Beautiful movies that present an entirely different worldview—one that highlights the reality of individual moral choice—also great: Jean de Floret/Manon of the Spring; Babette’s Feast; The Scarlet and the Black.
As for books, I especially love those written from the perspective of those who endured the costs of totalitarianism: One Day in the Life of Ivan Denisovich; The Diary of Anne Frank; The Hiding Place; Wild Swans…
It’s not a novel, but Eugenia Ginzburg’s story of her arrest and exile to Siberia reads like one. There are two books: Into the Whirlwind, and Within the Whirlwind.

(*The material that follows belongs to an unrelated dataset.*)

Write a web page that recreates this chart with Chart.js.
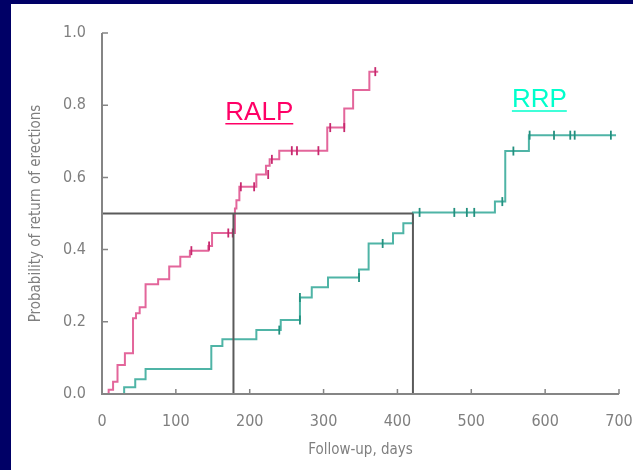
<!DOCTYPE html>
<html>
<head>
<meta charset="utf-8">
<script src="https://cdn.jsdelivr.net/npm/chart.js@4/dist/chart.umd.min.js"></script>
<style>
html,body{margin:0;padding:0;background:#000066;}
#wrap{position:absolute;left:0;top:0;width:633px;height:470px;}
</style>
</head>
<body>
<div id="wrap"><canvas id="c" width="633" height="470"></canvas></div>
<script>
// ---- Data (Kaplan-Meier style step curves) ----
const ralpTimes = [9, 9, 15, 21, 31, 42, 46, 51, 59, 76, 91, 106, 119, 144, 149, 180, 182, 186, 209, 222, 227, 240, 305, 328, 340, 362, 374];
const ralpProb  = [0, 0.012, 0.034, 0.08, 0.113, 0.21, 0.224, 0.24, 0.304, 0.318, 0.353, 0.38, 0.397, 0.41, 0.446, 0.514, 0.537, 0.574, 0.608, 0.632, 0.65, 0.674, 0.738, 0.791, 0.842, 0.893, 0.893];
const ralpCensorTimes = [121, 145, 171, 177, 188, 206, 225, 230, 257, 264, 293, 309, 328, 370];
const ralpCensorProb  = [0.397, 0.41, 0.446, 0.446, 0.574, 0.574, 0.608, 0.65, 0.674, 0.674, 0.674, 0.738, 0.738, 0.893];

const rrpTimes = [30, 30, 45, 59, 148, 163, 209, 242, 268, 284, 306, 348, 361, 394, 408, 421, 532, 546, 578, 696];
const rrpProb  = [0, 0.019, 0.041, 0.069, 0.133, 0.152, 0.177, 0.205, 0.267, 0.296, 0.323, 0.345, 0.417, 0.445, 0.473, 0.503, 0.533, 0.673, 0.717, 0.717];
const rrpCensorTimes = [240, 268, 268, 348, 380, 430, 477, 494, 504, 542, 557, 579, 612, 634, 640, 689];
const rrpCensorProb  = [0.177, 0.205, 0.267, 0.323, 0.417, 0.503, 0.503, 0.503, 0.503, 0.533, 0.673, 0.717, 0.717, 0.717, 0.717, 0.717];

const medianLevel = 0.5;
const ralpMedian = 178;
const rrpMedian = 421;

const xTicks = [0, 100, 200, 300, 400, 500, 600, 700];
const yTicks = [0.0, 0.2, 0.4, 0.6, 0.8, 1.0];

const seriesLabels = ["RALP", "RRP"];
const xTitle = "Follow-up, days";
const yTitle = "Probability of return of erections";

// ---- Styles ----
const ralpLine = "#e3669b", ralpMark = "#c8286e";
const rrpLine = "#4fb4a6", rrpMark = "#23907f";
const refColor = "#5a5a5a";
const axisColor = "#858585";
const textColor = "#7f7f7f";
const tickFont = {family: "'DejaVu Sans Condensed', 'Liberation Sans Narrow', sans-serif", size: 16};
const titleFont = {family: "'DejaVu Sans Condensed', 'Liberation Sans Narrow', sans-serif", size: 15};

const pts = (xs, ys) => xs.map((x, i) => ({x: x, y: ys[i]}));

const bgPlugin = {
  id: 'bg',
  beforeDraw(chart) {
    const ctx = chart.ctx;
    ctx.save();
    ctx.fillStyle = '#000066';
    ctx.fillRect(0, 0, chart.width, chart.height);
    ctx.fillStyle = '#ffffff';
    ctx.fillRect(11, 4, chart.width - 11, chart.height - 4);
    ctx.restore();
  }
};

const axesPlugin = {
  id: 'axesInward',
  afterDatasetsDraw(chart) {
    const ctx = chart.ctx;
    const xs = chart.scales.x, ys = chart.scales.y;
    const a = chart.chartArea;
    ctx.save();
    ctx.strokeStyle = axisColor;
    ctx.lineWidth = 2;
    ctx.beginPath();
    ctx.moveTo(a.left, a.top);
    ctx.lineTo(a.left, a.bottom);
    ctx.lineTo(a.right, a.bottom);
    ctx.stroke();
    ctx.lineWidth = 1.5;
    ctx.beginPath();
    xTicks.forEach(v => {
      const p = xs.getPixelForValue(v);
      ctx.moveTo(p, a.bottom);
      ctx.lineTo(p, a.bottom - 5);
    });
    yTicks.forEach(v => {
      const p = ys.getPixelForValue(v);
      ctx.moveTo(a.left, p);
      ctx.lineTo(a.left + 6, p);
    });
    ctx.stroke();
    // series name labels
    const labs = [
      {t: seriesLabels[0], x: 167, y: 0.76, c: '#ff0066'},
      {t: seriesLabels[1], x: 555, y: 0.795, c: '#00ffcc'}
    ];
    ctx.font = "26px 'Liberation Sans', Arial, sans-serif";
    ctx.textBaseline = 'alphabetic';
    ctx.textAlign = 'left';
    labs.forEach(l => {
      const px = xs.getPixelForValue(l.x), py = ys.getPixelForValue(l.y);
      ctx.fillStyle = l.c;
      ctx.fillText(l.t, px, py);
      const w = ctx.measureText(l.t).width;
      ctx.strokeStyle = l.c;
      ctx.lineWidth = 1.5;
      ctx.beginPath();
      ctx.moveTo(px, py + 4);
      ctx.lineTo(px + w, py + 4);
      ctx.stroke();
    });
    ctx.restore();
  }
};

new Chart(document.getElementById('c'), {
  type: 'scatter',
  data: {
    datasets: [
      {label: 'ref-h', data: [{x: 0, y: medianLevel}, {x: rrpMedian, y: medianLevel}], showLine: true, borderColor: refColor, borderWidth: 2, pointRadius: 0, order: 0},
      {label: 'ref-ralp', data: [{x: ralpMedian, y: 0}, {x: ralpMedian, y: medianLevel}], showLine: true, borderColor: refColor, borderWidth: 2, pointRadius: 0, order: 0},
      {label: 'ref-rrp', data: [{x: rrpMedian, y: 0}, {x: rrpMedian, y: medianLevel}], showLine: true, borderColor: refColor, borderWidth: 2, pointRadius: 0, order: 0},
      {label: seriesLabels[0], data: pts(ralpTimes, ralpProb), showLine: true, stepped: 'before', borderColor: ralpLine, borderWidth: 2, pointRadius: 0, order: 2},
      {label: seriesLabels[1], data: pts(rrpTimes, rrpProb), showLine: true, stepped: 'before', borderColor: rrpLine, borderWidth: 2, pointRadius: 0, order: 2},
      {label: seriesLabels[0] + ' censored', data: pts(ralpCensorTimes, ralpCensorProb), showLine: false, pointStyle: 'line', rotation: 90, radius: 4.5, borderColor: ralpMark, borderWidth: 1.8, order: 1},
      {label: seriesLabels[1] + ' censored', data: pts(rrpCensorTimes, rrpCensorProb), showLine: false, pointStyle: 'line', rotation: 90, radius: 4.5, borderColor: rrpMark, borderWidth: 1.8, order: 1}
    ]
  },
  options: {
    responsive: false,
    animation: false,
    events: [],
    layout: {padding: {top: 33, right: 14, left: 0, bottom: 0}},
    plugins: {legend: {display: false}, tooltip: {enabled: false}},
    scales: {
      x: {
        type: 'linear', min: 0, max: 700,
        afterBuildTicks(s) { s.ticks = xTicks.map(v => ({value: v})); },
        ticks: {color: textColor, font: tickFont, padding: 10, maxRotation: 0, autoSkip: false, callback: v => String(v)},
        grid: {display: false},
        border: {display: false},
        title: {display: true, text: xTitle, color: textColor, font: titleFont, padding: {top: 0, bottom: 11}},
        afterFit(s) { s.height = 76; s.paddingLeft = 0; s.paddingRight = 0; }
      },
      y: {
        type: 'linear', min: 0, max: 1,
        afterBuildTicks(s) { s.ticks = yTicks.map(v => ({value: v})); },
        ticks: {color: textColor, font: tickFont, padding: 8, callback: v => Number(v).toFixed(1)},
        grid: {display: false},
        border: {display: false},
        title: {display: true, text: yTitle, color: textColor, font: titleFont, padding: {top: 27, bottom: 0}},
        afterFit(s) { s.width = 102; s.paddingTop = 0; s.paddingBottom = 0; }
      }
    }
  },
  plugins: [bgPlugin, axesPlugin]
});
</script>
</body>
</html>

I meant to raise this point before: I read a fair whack of Dostoevsky all at once only when I knew what I was looking for and had access to the Richard Pevear translations. Without a Russian studies background like you and Diane have, I doubt I would have attempted them unless Richard John Neuhaus had mentioned them at First Things. And I found Demons a freakier novel than Crime and Punishment or The Brothers Karamazov.
Flashback is scifi writer Dan Simmons’s dystopian look into a near future where the citizenry of a debt-ridden United States never bothered to look up the definition of the word “unsustainable” until it was too late.
An interesting wrinkle: most U.S. citizens are addicted to a drug, Flashback, that permits the user to relive with perfect fidelity any past experience. Think of the addictiveness of crack cocaine and then crank the dial up to eleven.
A perfect antidote to “yes, we can,” Flashback extends the current sovereign debt trend line past the point of inevitable collapse and details a possible aftermath.
Lord of the Flies freaked me out as a kid and made me wary of mobs of young people. Reading it again as a teenager destroyed any notions of wisdom in youth or wisdom in group-think (thankfully) which inoculated me before going to college. I do see how a different lesson might be taken away from that book; that credentialed managers are necessary to heard the masses least they devolve into the racist, sexist, bigoted troglodytes they really are.
As to your second question, Steinbeck immediately comes to mind. He could powerfully paint a picture of suffering and misery and make the case for the inhumanity of profit driven capitalism.
Jack London also attempted this, but not as successfully in my opinion. His work Martin Eden tried to argue the life of individualism was lonely and not fulfilling and lead to only one logical conclusion (I wont give away the ending).
I am torn as to whether fiction could actually change my world view or political philosophy. Appeals to emotion, while they may tug on the heart-strings, have never made me challenge my own fundamental beliefs.
Now, hang on. Great literature is not “appeal to emotion”. It touches a human depth deeper than superficial reasoning, but it is eminently rational.
Milan Kundera’s The Joke.
Dr. Zhivago is indeed impressive. A novel I personally would consider on a similar plain is Quo Vadis.
For non-fiction that resemble novels some conservative nominees are Frankl’s memoirs, Man’s Search for Meaning and McKay’s Extraordinary Popular Delusions and the Madness of Crowds.
Since we are also doing movies, then “THX 1138” by George Lucas depicts the ultimate progressive society. The book that set me free was “Half Past Human” by T. J. Bass, published in 1969. Again, an egalitarian society carried to its ultimate extreme. Yes, I cast the first vote of my life for Johnson, an act I rue to this day. Who wants to live in a hive where everyone is equal and shares equally, but are no more at liberty than ants. Evidently, the OWS people.